The district court dismissed the suit. The regional court upheld the dismissal. And what position did the Supreme Court take?

The Supreme Court first made it clear that the delivered notices were to be treated as two separate legal acts, the validity of which had to be examined separately. It further emphasized that although the grounds for termination of employment under the provisions of Section 52(f) and (g) of the Labour Code constitute two different grounds for termination of employment by notice, it is not impossible for them to be fulfilled simultaneously. In fact, the facts that constitute the fulfilment of these grounds may overlap – the employee’s conduct may fulfil both the characteristics of a termination ground under Section 52(f) of the Labour Code and under Section 52(g) of the Labour Code. All grounds for termination are equal (i.e. none of the grounds listed in Section 52 of the Labour Code has greater force than another), and therefore it is entirely at the employer’s discretion, which of the grounds to choose as the reason for termination.     

According to the interpretation of the Supreme Court, the distinction between these grounds for termination rests on the existence of at least negligent breach of work duties, which is associated with the grounds for termination under section 52(g) of the Labour Code. If there is a complete absence of fault, even if only by negligence, this reason cannot be inherently present, but if the other statutory features are met, the termination ground under Section 52(f) of the Labour Code can still be met.

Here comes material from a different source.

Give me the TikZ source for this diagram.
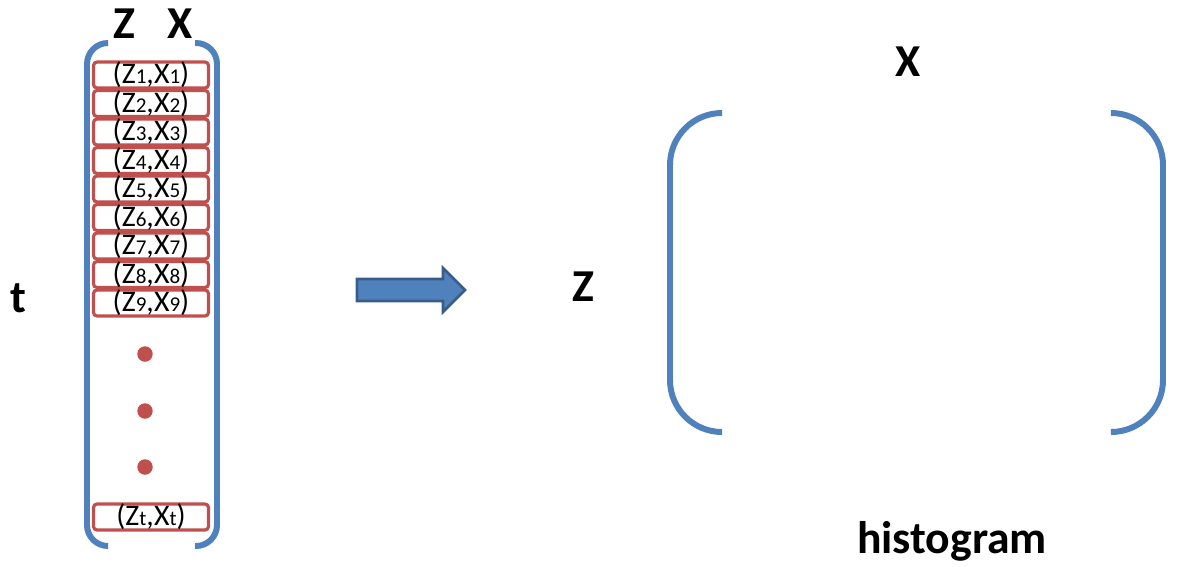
\documentclass[tikz,border=0pt]{standalone}
\usepackage{fontspec}
\setmainfont{Carlito}
\newfontfamily\rowfont{Carlito}
\usetikzlibrary{positioning}

\definecolor{brblue}{HTML}{4F81BD}
\definecolor{ardark}{HTML}{385D8A}
\definecolor{rowred}{HTML}{C0504D}

\newcommand{\idx}[1]{{\fontsize{12}{12}\selectfont #1}}

\begin{document}
\begin{tikzpicture}[
    x=0.02cm, y=-0.02cm,
    label/.style={font=\fontsize{26}{28}\selectfont\bfseries, inner sep=0pt},
    rowbox/.style={draw=rowred, line width=1.8pt, rounded corners=2pt, fill=white,
        minimum width=2.3cm, minimum height=0.5cm, inner sep=0pt,
        font=\rowfont\fontsize{17}{17}\selectfont},
    dotnode/.style={circle, fill=rowred, minimum size=0.31cm, inner sep=0pt},
    bracket/.style={draw=brblue, line width=3.4pt},
    bigarrow/.style={fill=brblue, draw=ardark, line width=1.5pt, line join=miter}
]
\useasboundingbox (0,0) rectangle (1187,566);

% list of pairs
\draw[bracket, rounded corners=0.42cm] (108,43) -- (87,43) -- (87,546) -- (108,546);
\draw[bracket, rounded corners=0.42cm] (195,43) -- (217,43) -- (217,546) -- (195,546);

\node[label] (zcol) at (124,24) {Z};
\node[label] (xcol) at (180,24) {X};
\node[label] (tlab) at (18,298) {t};

\foreach \i in {1,...,9}
    \node[rowbox] (r\i) at (151,{75+(\i-1)*28.5}) {(Z\idx{\i},X\idx{\i})};

\node[dotnode] (d1) at (145,354) {};
\node[dotnode] (d2) at (145,411) {};
\node[dotnode] (d3) at (145,467) {};

\node[rowbox] (rt) at (151,517) {(Z\idx{t},X\idx{t})};

% arrow
\draw[bigarrow] (357,279) -- (443,279) -- (443,268) -- (465,290)
    -- (443,312) -- (443,301) -- (357,301) -- cycle;

% histogram matrix
\draw[bracket, rounded corners=1.04cm] (722,113) -- (670,113) -- (670,432) -- (722,432);
\draw[bracket, rounded corners=1.04cm] (1112,113) -- (1163,113) -- (1163,432) -- (1112,432);

\node[label] (xhist) at (908,62) {X};
\node[label] (zhist) at (583,287) {Z};
\node[label] (hist) at (952,541) {histogram};

\end{tikzpicture}
\end{document}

However, if the employer correctly asserts a valid reason for termination, it is irrelevant whether the facts described in the notice also constitute the fulfilment of another reason for termination, as long as the employee’s employment relationship is terminated on the basis of the asserted reason. However, the Supreme Court has pointed out that if proceedings to determine the invalidity of a notice of termination are brought on the employee’s application, the courts will always be obliged to examine each of the grounds of termination asserted in the notice separately and to assess their effects on the continuation of the employment relationship separately. If any one of them results in the termination of the employment relationship, the other grounds become irrelevant.

In its decision, the Supreme Court unequivocally rejected the formalism that would automatically lead to the invalidity of termination notices containing a description of facts fulfilling more than one of the grounds for termination if the employer invoked only one of them. Nevertheless, it is always advisable for the employer to carefully and unambiguously specify in the notice the decisive facts and the reason for termination, which is fulfilled by these facts, because only in this way it is possible to avoid possible inconveniences associated with an invalid notice.